BN: Yes, higher oil prices are applying cost-push inflationary pressures on African economies which needs to be managed. With the USA economy in a downturn and potential recession, this will particularly affect African Central Banks as most of their reserves are held in US dollars.
- Can current growth levels be sustained in Africa, particularly given that they may be driven by high commodity prices to an extent? Does Africa need growth strategies based on service sector development?
BN: Yes, service sector strategies must be developed and implemented in African countries, particularly if we are to move beyond agriculture and natural resource extraction.
- Is the UK and the EU going to help African students with the very high tuition fee levels for UK universities?
John Battle (Chairman): I will take this issue up with the Education Minister so that the fact that students from African nations are having to pay very high tuition fees is brought to his attention.
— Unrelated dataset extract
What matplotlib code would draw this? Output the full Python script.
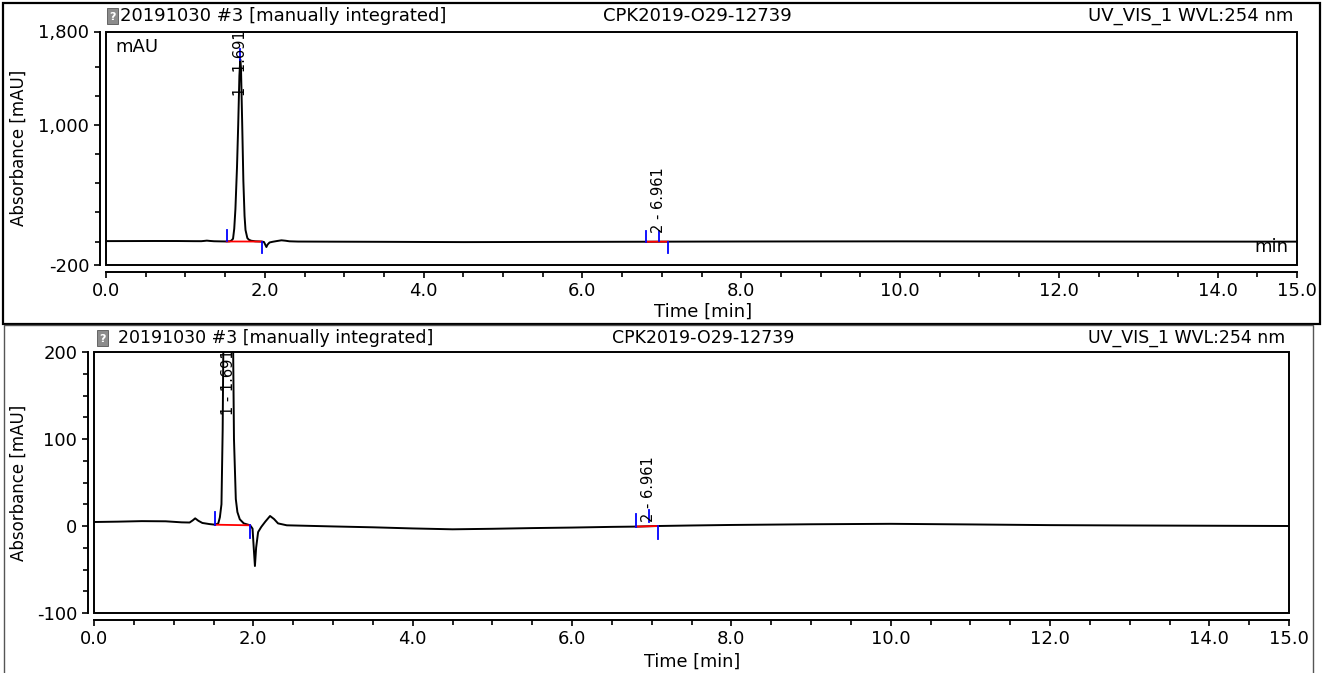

This is particularly in light of the fact that Professor Ndulu highlighted the importance of education in Africa in terms of fostering growth.
- What is the African Union doing to deal with political instability in Kenya, Zimbabwe and other countries?
BN: The AU has been working to resolve political instability in African nations, although more work does need to be done by them.
- What are African Governments doing regarding the environmental impact of foreign investment?
BN: African governments need to improve their capacity to prevent environmental problems and manage them when they occur.
- What would you say are the biggest development challenges African nations face in their aim to reach the MDGs by 2015?
BN: Due to the migration of youths from the rural to urban centres, youth unemployment is the biggest challenge, including the crime and violence associated with it. Tanzania (and Africa for that matter) needs to work on economic diversification away from agriculture. In Tanzania, tourism is the second largest economic sector, and with its linkages to other sectors, this is bringing much employment. However, the African economies need to provide jobs in labour intensive industries and not just in mining.